I tried to make a performance that will include as many theatrical elements as possible and be about nothing.
CREDITS PERFORMANCE
Commissioned by Museum Tinguely, Basel as part of Museum Tinguely AHOY!
Text and direction: Keren Cytter
Song texts: Keren Cytter
Song composition: Andreas Schlaegel
Actors: Fernanda Farah and Damian Rebgetz
Curator, Museum Tinguely: Dr Sandra Beate Reimann
Production Manager: Attila Gaspar
JEAN TINGUELY And the STEDELIJK MUSEUM AMSTERDAM
Jean Tinguely played a crucial role in the development of kinetic art in the 1950s. To Tinguely, his work was an act of resistance against a conventional, static art (world): he wanted to put play and experimentation on center stage. He was not satisfied with the notion of visitors watching static paintings from a distance in a sterile white space. Through his do-it-yourself drawing machines, Tinguely critiqued the role of the artist and the elitist position of the arts in society. He rejected the idea of “the unique hand of the artist” by having visitors assemble works themselves.

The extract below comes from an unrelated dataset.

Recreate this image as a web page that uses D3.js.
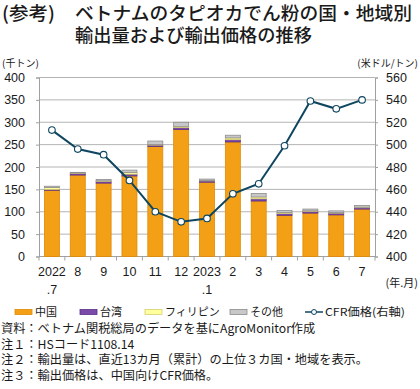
<!DOCTYPE html>
<html><head><meta charset="utf-8">
<script src="https://cdn.jsdelivr.net/npm/d3@7"></script>
<style>
html,body{margin:0;padding:0;background:#fff;}
svg{display:block;}
text{font-family:"Liberation Sans","Noto Sans CJK JP",sans-serif;fill:#1a1a1a;}
.jp{font-family:"Noto Sans CJK JP","Liberation Sans",sans-serif;}
</style></head><body>
<script>
const months = ["2022\n.7","8","9","10","11","12","2023\n.1","2","3","4","5","6","7"];
const china = [148,182,164,180,246,284,166,256,124,92,97,93,106];
const taiwan = [2,4,4,4,3,4,3,5,5,4,4,4,3];
const philippines = [4,1,1,4,1,2,1,4,4,2,1,1,1];
const others = [3,1,3,5,8,10,3,6,8,5,4,4,4];
const cfrPrice = [513,496,491,468,440,431,434,456,465,499,539,532,540];
const leftTicks = [0,50,100,150,200,250,300,350,400];
const rightTicks = [400,420,440,460,480,500,520,540,560];
const seriesNames = ["中国","台湾","フィリピン","その他"];
const seriesColors = ["#F4A017","#7B4BA8","#FFFF9E","#C8C8C8"];
const seriesStroke = ["#E08A00","#5A2E8A","#D8D070","#8C8C8C"];

const W=420,H=389;
const svg=d3.select("body").append("svg").attr("width",W).attr("height",H);
const m={l:39,r:375,t:77.5,b:256.5};
const x=d3.scaleBand().domain(d3.range(months.length)).range([m.l,m.r]).paddingInner(0.42).paddingOuter(0.21);
const xb=d3.scaleBand().domain(d3.range(months.length)).range([m.l,m.r]);
const yL=d3.scaleLinear().domain([0,400]).range([m.b,m.t]);
const yR=d3.scaleLinear().domain([400,560]).range([m.b,m.t]);

// title
svg.append("text").attr("class","jp").attr("x",2).attr("y",20).attr("font-size",18.5).attr("font-weight",500)
  .attr("textLength",53).attr("lengthAdjust","spacingAndGlyphs").text("(参考)");
svg.append("text").attr("class","jp").attr("x",75).attr("y",20).attr("font-size",18.5).attr("font-weight",500)
  .attr("textLength",337).attr("lengthAdjust","spacingAndGlyphs").text("ベトナムのタピオカでん粉の国・地域別");
svg.append("text").attr("class","jp").attr("x",75).attr("y",42).attr("font-size",18.5).attr("font-weight",500)
  .attr("textLength",237).attr("lengthAdjust","spacingAndGlyphs").text("輸出量および輸出価格の推移");

svg.append("text").attr("class","jp").attr("x",2).attr("y",67).attr("font-size",10).text("(千トン)");
svg.append("text").attr("class","jp").attr("x",418).attr("y",67).attr("font-size",10).attr("text-anchor","end").text("(米ドル/トン)");

// grid
svg.append("g").selectAll("line").data(leftTicks.slice(1)).join("line")
  .attr("x1",m.l).attr("x2",m.r).attr("y1",d=>yL(d)).attr("y2",d=>yL(d))
  .attr("stroke","#b4b4b4").attr("stroke-width",1);

// axes
const gL=svg.append("g").attr("transform",`translate(${m.l},0)`)
  .call(d3.axisLeft(yL).tickValues(leftTicks).tickSize(3).tickPadding(11));
gL.select(".domain").attr("stroke","#a0a0a0");
gL.selectAll(".tick line").attr("stroke","#a0a0a0");
gL.selectAll("text").attr("font-size",12.5).attr("fill","#1a1a1a").style("font-family","Liberation Sans");
const gR=svg.append("g").attr("transform",`translate(${m.r},0)`)
  .call(d3.axisRight(yR).tickValues(rightTicks).tickSize(3).tickPadding(8));
gR.select(".domain").attr("stroke","#a0a0a0");
gR.selectAll(".tick line").attr("stroke","#a0a0a0");
gR.selectAll("text").attr("font-size",12.5).attr("fill","#1a1a1a").style("font-family","Liberation Sans");

// bottom axis
svg.append("line").attr("x1",m.l).attr("x2",m.r).attr("y1",m.b).attr("y2",m.b).attr("stroke","#a0a0a0");
svg.append("g").selectAll("line").data(d3.range(months.length+1)).join("line")
  .attr("x1",i=>m.l+i*xb.bandwidth()).attr("x2",i=>m.l+i*xb.bandwidth())
  .attr("y1",m.b).attr("y2",m.b+4).attr("stroke","#a0a0a0");
const xl=svg.append("g");
months.forEach((mo,i)=>{
  const parts=mo.split("\n");
  parts.forEach((p,j)=>{
    xl.append("text").attr("x",xb(i)+xb.bandwidth()/2).attr("y",276+j*18)
      .attr("text-anchor","middle").attr("font-size",12.5).text(p);
  });
});
svg.append("text").attr("class","jp").attr("x",418).attr("y",287).attr("text-anchor","end").attr("font-size",11).text("(年.月)");

// stacked bars
const data=months.map((d,i)=>({i,v:[china[i],taiwan[i],philippines[i],others[i]]}));
const bars=svg.append("g");
data.forEach(d=>{
  let acc=0;
  d.v.forEach((v,k)=>{
    const y0=yL(acc),y1=yL(acc+v);
    bars.append("rect").attr("x",x(d.i)).attr("width",x.bandwidth())
      .attr("y",y1).attr("height",Math.max(0,y0-y1))
      .attr("fill",seriesColors[k]).attr("stroke",seriesStroke[k]).attr("stroke-width",0.8);
    acc+=v;
  });
});

// line
const lineColor="#0E4660";
const line=d3.line().x((d,i)=>xb(i)+xb.bandwidth()/2).y(d=>yR(d));
svg.append("path").datum(cfrPrice).attr("d",line).attr("fill","none").attr("stroke",lineColor).attr("stroke-width",2);
svg.append("g").selectAll("circle").data(cfrPrice).join("circle")
  .attr("cx",(d,i)=>xb(i)+xb.bandwidth()/2).attr("cy",d=>yR(d)).attr("r",3.3)
  .attr("fill","#fff").attr("stroke",lineColor).attr("stroke-width",1.1);

// legend
const lg=svg.append("g");
const legX=[15,80,145,230];
const legY=312;
seriesNames.forEach((n,k)=>{
  lg.append("rect").attr("x",legX[k]).attr("y",legY-2.5).attr("width",17).attr("height",5)
    .attr("fill",seriesColors[k]).attr("stroke",seriesStroke[k]).attr("stroke-width",0.8);
  lg.append("text").attr("class","jp").attr("x",legX[k]+20).attr("y",legY+4).attr("font-size",11).text(n);
});
lg.append("line").attr("x1",305).attr("x2",323).attr("y1",legY).attr("y2",legY).attr("stroke",lineColor).attr("stroke-width",1.5);
lg.append("circle").attr("cx",314).attr("cy",legY).attr("r",2.5).attr("fill","#fff").attr("stroke",lineColor).attr("stroke-width",1);
lg.append("text").attr("class","jp").attr("x",325).attr("y",legY+4).attr("font-size",11)
  .attr("textLength",80).attr("lengthAdjust","spacingAndGlyphs").text("CFR価格(右軸)");

// notes
const notes=["資料：ベトナム関税総局のデータを基にAgroMonitor作成","注１：HSコード1108.14","注２：輸出量は、直近13カ月（累計）の上位３カ国・地域を表示。","注３：輸出価格は、中国向けCFR価格。"];
svg.append("g").selectAll("text").data(notes).join("text").attr("class","jp")
  .attr("x",1).attr("y",(d,i)=>333+i*15.6).attr("font-size",12.2).text(d=>d);
</script>
</body></html>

Amsterdam and Tinguely share a dynamic history. The exhibitions Bewogen Beweging (Moving Movement) (1961) and Dylaby (1962) at the Stedelijk Museum, both co-curated by Tinguely, testify to their close contact. He did not only bring his kinetic Méta-machines to the Netherlands, but also his international avant-garde network, leaving a lasting impression with the public, which visited these experimental exhibitions in great numbers. Close ties with Willem Sandberg (then director of the Stedelijk Museum) and curator Ad Petersen led to several acquisitions for the collection, including his famous drawing machine Méta-Matic No. 10 from 1959, Gismo from 1960 and the enormous Méta II from 1971.
In 2016-2017 the Stedelijk Museum organized an extensive Jean Tinguely retrospective entitled Machine Spectacle. In conjunction with the large Tinguely exhibitions in Düsseldorf and Amsterdam, the thirteen three-dimensional Tinguely works in the Stedelijk Museum’s collection were examined and restored in an extensive interdisciplinary project over the course of 2015 and 2016. The videos that were created in this process will be shown at the Stedelijk Museum, where several works by Tinguely are also on show.